En alguna casa encopetada de la capital guatemalteca, don Nicolás, finquero ultraconservador, antes cachurecazo y a causa del guaro, hoy fiel en la iglesia de Cash; decía durante una reunión con amigos que los indígenas no podían participar en una fiesta religiosa compartiendo la misma mesa que sus patrones, ya sea en la finca o la ciudad. “Cómo puede una persona sensata aceptar tal ultraje” decía.
Uno de los comensales, alguien bastante más abierto en el tema, le explicaba: “¿Bromeas Nicolás o hablas en serio cuando crees que existe una categoría de hombres de los que Dios no se digne ocupar y les niegue ser partícipes de su providencia? Escucha cuanta indignación hubo en el cielo por el suplicio de un campesino indígena: un cierto hacendado azotaba en su finca a un pobre peón, decía que por haragán; entonces el Señor le indicó en un sueño que ese trato no era de su agrado. Cuando el hacendado hizo caso omiso del presagio, su hijo murió improvisamente; después de una segunda advertencia que igualmente descuidó, cayó con una parálisis”.
“¿Ves cuanta preocupación Dios se toma por un solo indígena? Por qué tanta aversión por ellos entonces? ¡Como si no fueran iguales a ti, constituidos y alimentados de la misma materia! Como si no tuviesen el soplo de la vida por el mismo principio. ¿Nacen de la misma simiente, respiran el mismo aire, como tú viven y mueren? Son indígenas, más bien hombres”.
“Sí, es campesino, te sirve por necesidad, pero quizá conservando un ánimo libre. Es indígena y quizá esa condición aquí pueda serle perjudicial y quizá no logres encontrar a alguien que no la padezca”.
“Puedes encontrar entre los indígenas hombres insensibles a la corrupción. ¡Ah! Cómo es de necio el hombre que estima a otro por la vestimenta y condición social”.
“Mi querido amigo Nicolás, no se necesita encontrar amigos solo en tu círculo social, si observas bien, podrás encontrarlos donde menos imaginas.

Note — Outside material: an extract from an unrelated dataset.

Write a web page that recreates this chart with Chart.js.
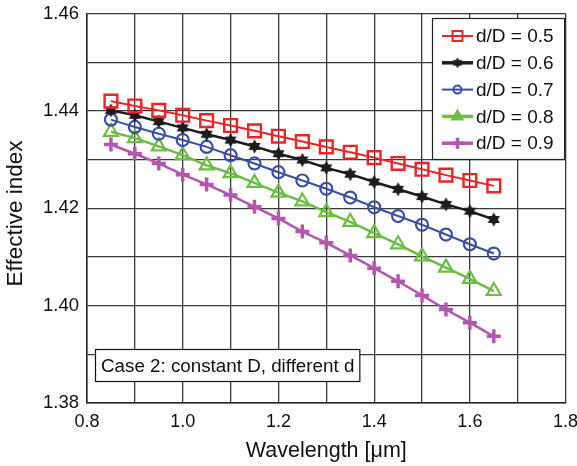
<!DOCTYPE html>
<html>
<head>
<meta charset="utf-8">
<script src="https://cdn.jsdelivr.net/npm/chart.js@4/dist/chart.umd.min.js"></script>
<style>
    html, body { margin: 0; padding: 0; background: #fff; }
    #wrap { width: 577px; height: 466px; }
</style>
</head>
<body>
<div id="wrap"><canvas id="chart" width="577" height="466"></canvas></div>
<script>
// wavelength samples [um]
const wavelength = [0.85, 0.90, 0.95, 1.00, 1.05, 1.10, 1.15, 1.20, 1.25, 1.30, 1.35, 1.40, 1.45, 1.50, 1.55, 1.60, 1.65];

// effective index for each d/D ratio
const nEff05 = [1.4420, 1.4410, 1.4401, 1.4391, 1.4380, 1.4370, 1.4359, 1.4348, 1.4337, 1.4326, 1.4315, 1.4304, 1.4292, 1.4280, 1.4268, 1.4257, 1.4246];
const nEff06 = [1.4401, 1.4391, 1.4378, 1.4365, 1.4352, 1.4340, 1.4327, 1.4312, 1.4299, 1.4283, 1.4270, 1.4254, 1.4239, 1.4224, 1.4208, 1.4194, 1.4177];
const nEff07 = [1.4382, 1.4367, 1.4353, 1.4340, 1.4326, 1.4309, 1.4292, 1.4274, 1.4257, 1.4240, 1.4222, 1.4202, 1.4184, 1.4166, 1.4146, 1.4126, 1.4107];
const nEff08 = [1.4357, 1.4344, 1.4327, 1.4309, 1.4288, 1.4272, 1.4252, 1.4232, 1.4214, 1.4192, 1.4172, 1.4149, 1.4126, 1.4101, 1.4078, 1.4055, 1.4030];
const nEff09 = [1.4331, 1.4312, 1.4292, 1.4269, 1.4249, 1.4227, 1.4203, 1.4179, 1.4152, 1.4129, 1.4103, 1.4077, 1.4050, 1.4021, 1.3992, 1.3965, 1.3937];

const seriesLabels = ['d/D = 0.5', 'd/D = 0.6', 'd/D = 0.7', 'd/D = 0.8', 'd/D = 0.9'];
const seriesValues = [nEff05, nEff06, nEff07, nEff08, nEff09];

const xTicks = [0.8, 1.0, 1.2, 1.4, 1.6, 1.8];
const yTicks = [1.38, 1.40, 1.42, 1.44, 1.46];

const yTitle   = 'Effective index';
const caseNote = 'Case 2: constant D, different d';

const FONT = '"Liberation Sans", Arial, sans-serif';

// filled six-pointed star, used as point image
function hexagram (size, color)
{
    const c   = document.createElement('canvas');
    c.width   = size;
    c.height  = size;
    const g   = c.getContext('2d');
    const r   = size / 2 - 0.5;
    const cx  = size / 2;
    g.fillStyle = color;
    for (let k = 0; k < 2; ++k) {
        g.beginPath();
        for (let i = 0; i < 3; ++i) {
            const a = -Math.PI / 2 + k * Math.PI / 3 + i * 2 * Math.PI / 3;
            const px = cx + r * Math.cos(a);
            const py = cx + r * Math.sin(a);
            i === 0 ? g.moveTo(px, py) : g.lineTo(px, py);
        }
        g.closePath();
        g.fill();
    }

    return c;
}

const starBig   = hexagram(15, '#1c1c1c');
const starSmall = hexagram(12, '#1c1c1c');

const styles = [
    {color: '#ec2327', point: 'rect',     radius: 9,   width: 2.4, fill: 'rgba(255,255,255,0)', lineWidth: 2},
    {color: '#1c1c1c', point: starBig,    radius: 7,   width: 1,   fill: '#1c1c1c',             lineWidth: 2.5},
    {color: '#3a4ea6', point: 'circle',   radius: 6,   width: 2.2, fill: 'rgba(255,255,255,0)', lineWidth: 2},
    {color: '#6cbd45', point: 'triangle', radius: 8,   width: 2.2, fill: 'rgba(255,255,255,0)', lineWidth: 2.5},
    {color: '#b456ae', point: 'cross',    radius: 7,   width: 3.5, fill: '#b456ae',             lineWidth: 2.5}
];

const legendPoints = [
    {point: 'rect',     radius: 7,   width: 2,   fill: 'rgba(255,255,255,0)'},
    {point: starSmall,  radius: 6,   width: 1,   fill: '#1c1c1c'},
    {point: 'circle',   radius: 4,   width: 2,   fill: 'rgba(255,255,255,0)'},
    {point: 'triangle', radius: 6,   width: 2,   fill: '#6cbd45'},
    {point: 'cross',    radius: 5.5, width: 3.5, fill: '#b456ae'}
];

const datasets = seriesValues.map((vals, i) => ({
    label: seriesLabels[i],
    data: wavelength.map((w, j) => ({x: w, y: vals[j]})),
    showLine: true,
    borderColor: styles[i].color,
    borderWidth: styles[i].lineWidth,
    pointStyle: styles[i].point,
    pointRadius: styles[i].radius,
    pointBorderWidth: styles[i].width,
    pointBorderColor: styles[i].color,
    pointBackgroundColor: styles[i].fill,
    tension: 0
}));

// legend box in the upper right corner, the note box and the y title
const boxesPlugin = {
    id: 'boxes',
    afterDatasetsDraw (chart)
    {
        const ctx  = chart.ctx;
        const area = chart.chartArea;

        ctx.save();

        // legend
        const lx = 432.5, ly = 18.5, lw = area.right - 1 - 432.5, lh = 141;
        ctx.fillStyle = '#fff';
        ctx.fillRect(lx, ly, lw, lh);
        ctx.strokeStyle = '#222';
        ctx.lineWidth = 1.2;
        ctx.strokeRect(lx, ly, lw, lh);

        ctx.font = '19px ' + FONT;
        ctx.textBaseline = 'middle';
        ctx.textAlign = 'left';

        for (let i = 0; i < seriesLabels.length; ++i) {
            const cy = 36 + i * 26.8;
            ctx.strokeStyle = styles[i].color;
            ctx.lineWidth = i === 0 || i === 2 ? 2 : 3.5;
            ctx.beginPath();
            ctx.moveTo(442, cy);
            ctx.lineTo(473, cy);
            ctx.stroke();

            ctx.fillStyle = legendPoints[i].fill;
            ctx.strokeStyle = styles[i].color;
            ctx.lineWidth = legendPoints[i].width;
            Chart.helpers.drawPoint(ctx, {
                pointStyle: legendPoints[i].point,
                radius: legendPoints[i].radius,
                rotation: 0,
                borderWidth: legendPoints[i].width
            }, 457.5, cy);

            ctx.fillStyle = '#111';
            ctx.fillText(seriesLabels[i], 476, cy + 1);
        }

        // note
        ctx.font = '18.8px ' + FONT;
        const tw = ctx.measureText(caseNote).width;
        const nx = 95.5, ny = 349.5, nh = 32;
        ctx.fillStyle = '#fff';
        ctx.fillRect(nx, ny, tw + 11, nh);
        ctx.strokeStyle = '#111';
        ctx.lineWidth = 1.2;
        ctx.strokeRect(nx, ny, tw + 11, nh);
        ctx.fillStyle = '#111';
        ctx.fillText(caseNote, nx + 5.5, ny + nh / 2 + 1);

        // y title
        ctx.translate(16, 213.5);
        ctx.rotate(-Math.PI / 2);
        ctx.font = '22.5px ' + FONT;
        ctx.textAlign = 'center';
        ctx.fillText(yTitle, 0, 0);

        ctx.restore();
    }
};

new Chart(document.getElementById('chart').getContext('2d'), {
    type: 'scatter',
    data: {datasets: datasets},
    plugins: [boxesPlugin],
    options: {
        responsive: false,
        animation: false,
        devicePixelRatio: 1,
        layout: {padding: {left: 0, right: 11, top: 13.5, bottom: 0}},
        plugins: {
            legend: {display: false},
            tooltip: {enabled: false}
        },
        scales: {
            x: {
                type: 'linear',
                min: 0.8,
                max: 1.8,
                afterFit: (scale) => {
                    scale.height       = 63;
                    scale.paddingLeft  = 0;
                    scale.paddingRight = 0;
                },
                ticks: {
                    stepSize: 0.1,
                    padding: 8,
                    maxRotation: 0,
                    autoSkip: false,
                    color: '#111',
                    font: {family: FONT, size: 18},
                    callback: (v) => xTicks.some((t) => Math.abs(t - v) < 1e-6) ? v.toFixed(1) : ''
                },
                grid: {color: '#3a3a3a', lineWidth: 1.3, drawTicks: false},
                border: {color: '#222', width: 1.5},
                title: {
                    display: true,
                    text: 'Wavelength [μm]',
                    color: '#111',
                    font: {family: FONT, size: 21.5},
                    padding: {top: 0, bottom: 2}
                }
            },
            y: {
                type: 'linear',
                min: 1.38,
                max: 1.46,
                afterFit: (scale) => {
                    scale.width         = 87;
                    scale.paddingTop    = 0;
                    scale.paddingBottom = 0;
                },
                ticks: {
                    stepSize: 0.01,
                    padding: 8,
                    autoSkip: false,
                    color: '#111',
                    font: {family: FONT, size: 18.5},
                    callback: (v) => yTicks.some((t) => Math.abs(t - v) < 1e-6) ? v.toFixed(2) : ''
                },
                grid: {color: '#3a3a3a', lineWidth: 1.3, drawTicks: false},
                border: {color: '#222', width: 1.5}
            }
        }
    }
});
</script>
</body>
</html>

Compórtate entonces con clemencia con tus campesinos, sé afable, sea conversando con ellos o pidiéndoles un consejo”.
“Quién es respetado también es amado, el amor no puede subsistir al temor”.
La conversación anterior tiene lugar en un capítulo de las Saturnales, es en realidad un coloquio entre un senador cristiano llamado Evángelo y el legendario Vetio Agorio Pretextato. Se encontraban celebrando las fiestas Saturnales, festividad que se conmemoraba la semana de nuestra actual Navidad. En realidad hablaban de los esclavos, lo único que hice fue cambiar los nombres, Dios por Dioses, hacendado por Annio e indígenas por esclavos…
Por estas fechas, durante las fiestas dedicadas a Saturno –conmemoración en Roma donde los amos intercambiaban roles con los esclavos, como evocación de la suerte que a cualquiera puede tocarle– decido escribir sobre ese magnífico libro que nos legó el gran Macrobio, cuyo tema es un simposio de tres días que varios amigos organizan para hablar de una multiplicidad de tópicos; desde política, religión, medicina y literatura.
Encontré ese pasaje y no deja de sorprender la actualidad que podría tener la conversación aquí y ahora, pese a datar del siglo IV de nuestra era. Lo dejo como una reflexión con respecto al modelo que hemos construido en el país, pues si queremos cambios, debemos empezar con nuestra visión de los otros; mientras nos creamos distintos y no veamos a esos otros como iguales, todo se queda en retórica barata y celebraciones frívolas.
Por cierto, contrario a lo que se crea, es Pretextato el que defiende la igualdad de los esclavos, no su interlocutor.